Showrunners, in television, are the on-set bosses and de facto employers of the entire production. They hire and fire the other writers, naturally, but they also decide who directs the show and how often, who runs the casting department, what the final edit looks like, and how fat the fat extra is supposed to be.
Put it this way, in my 30-year career as a television writer and producer, I have made more deals with writers than I have had deals made for me. For every series I have run or created, I have hired (and fired) a dozen writers, casting people, art directors, episodic directors, background actors, and actors with actual dialogue.
The showrunner, in other words, is The Man. They often forget that. I should say, we often forget that. Especially when it comes time to go on strike. At which point we immediately stop lording it over everyone and raise a picket sign and pretend we’re all in this together, when in fact we routinely complain about the other trade unions and craft guilds and their (to us) idiotic work rules. We suddenly stop being The Man and instead claim to be Everyman.
For instance, you’re shooting late at night, and it goes way past schedule, and the turnaround time—union rules require a certain number of hours of downtime between shoots—is going to mean an expensive rescheduling, unless somebody asks the UPM (unit production manager, a member of the DGA) to ask the crew (Teamsters, IATSE, and other unions) something like, Come on, guys, we all want to get this thing done, you know?

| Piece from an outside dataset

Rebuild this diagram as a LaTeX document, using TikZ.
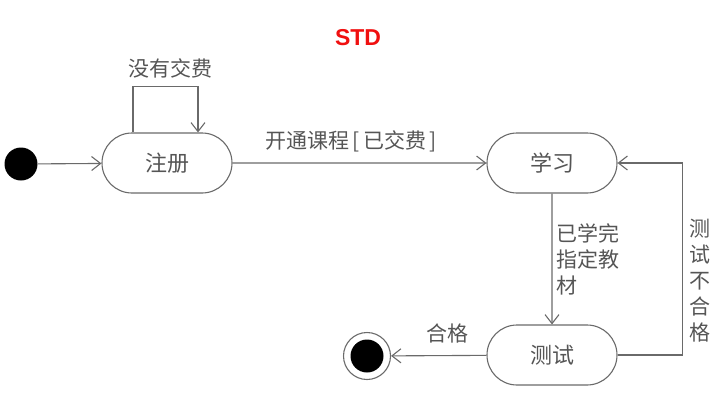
\documentclass[tikz,border=0pt]{standalone}
\usepackage{fontspec}
\setmainfont{Liberation Sans}
\newfontfamily\cjk{Noto Sans CJK SC}
\usetikzlibrary{arrows.meta,shapes.misc}
\definecolor{linec}{HTML}{6A6A6A}
\definecolor{txtc}{HTML}{555555}
\definecolor{titlered}{HTML}{F01010}
\begin{document}
\begin{tikzpicture}[x=1pt,y=-1pt,
  state/.style={rounded rectangle, draw=linec, line width=1.1pt, minimum width=130pt, minimum height=60pt, inner sep=0pt, text=txtc, font=\cjk\fontsize{22}{26}\selectfont},
  arr/.style={draw=linec, line width=1.1pt, -{Straight Barb[length=9pt,width=14pt,line width=1.1pt]}},
  lbl/.style={text=txtc, font=\cjk\fontsize{21}{26}\selectfont, inner sep=0pt}]
\useasboundingbox (0,0) rectangle (717,400);
% title
\node (title) [text=titlered, font=\bfseries\fontsize{23}{23}\selectfont] at (358,38) {STD};
% states
\node[circle, fill=black, minimum size=33pt, inner sep=0pt] (init) at (21,164) {};
\node[state] (reg) at (167,163) {注册};
\node[state] (study) at (552,163) {学习};
\node[state] (test) at (552,355) {测试};
\node[circle, draw=linec, line width=1.1pt, minimum size=47pt, inner sep=0pt] (final) at (367,356) {};
\node[circle, fill=black, minimum size=33pt, inner sep=0pt] (finalin) at (367,356) {};
% transitions
\draw[arr] (init) -- (reg);
\draw[arr] ([xshift=-34pt]reg.north) -- ++(0,-46) -| ([xshift=31pt]reg.north);
\node[lbl] (l1) at (170,68) {没有交费};
\draw[arr] (reg) -- (study);
\node[lbl] (l2) at (351,141) {开通课程\,[\,已交费\,]};
\draw[arr] (study) -- (test);
\node[lbl, anchor=west, align=left] (l3) at (556,259) {已学完\\指定教\\材};
\draw[arr] (test.east) -- ++(65,0) |- (study.east);
\node[lbl, align=center] (l4) at (700,281) {测\\试\\不\\合\\格};
\draw[arr] (test) -- (final);
\node[lbl] (l5) at (447,333) {合格};
\end{tikzpicture}
\end{document}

Or you could squeeze another shot in before dinner, but you’ll probably go over a bit, so somebody in the WGA asks somebody in the DGA to ask people in SAG and IATSE, etc. Hey, are you going to be jerks about this?
And if they are, we roll our eyes and moan that this is exactly why it’s so difficult to get anything done in the entertainment business. We repeat the dialogue that studio executives use when they talk about us. Sure, every few years we snap out of it during a labor fight and get all Power to the Worker!! and Solidarity for All! But when it’s eventually settled, which it will be, we go right back to treating everyone (and in the case of many showrunners, our writer-employees, fellow WGA members) like insignificant hired help.
Okay, back to the fat background actor:
As it happened, one of the production crew members was, in fact, a hugely fat person. Really really fat. Needed-a-seatbelt-extender-on-the-airplane fat. Make-the-joke-work fat.
So one of us had to approach this person and gingerly sound her out on the subject of the joke and the obesity required thereof. It had to be subtle and sensitive because you never know, do you, what a person sees when she looks at herself in the mirror?
The conversation went like this:
“Do you see who the Second AD hired for this?”
She nodded.
“Do you see the problem?”
Another nod.
“It’s just that—”
The crew member held up her hand. “Don’t explain,” she said. “I’ll do it. But you have to give me a line. I need a line of dialogue. So I can get into SAG.”
Deal. We added a line, which we knew we were going to cut from the show, but it didn’t matter to the crew member or to SAG. A line of dialogue is a line of dialogue, whether it makes it to air or not. We got a very funny tag and the crew member (IATSE, I recall) made it into SAG.
The not-fat-enough background actor was replaced, though he was paid his full fee plus a union-mandated bonus, which we all thought was outrageous and the whole reason show business is in trouble.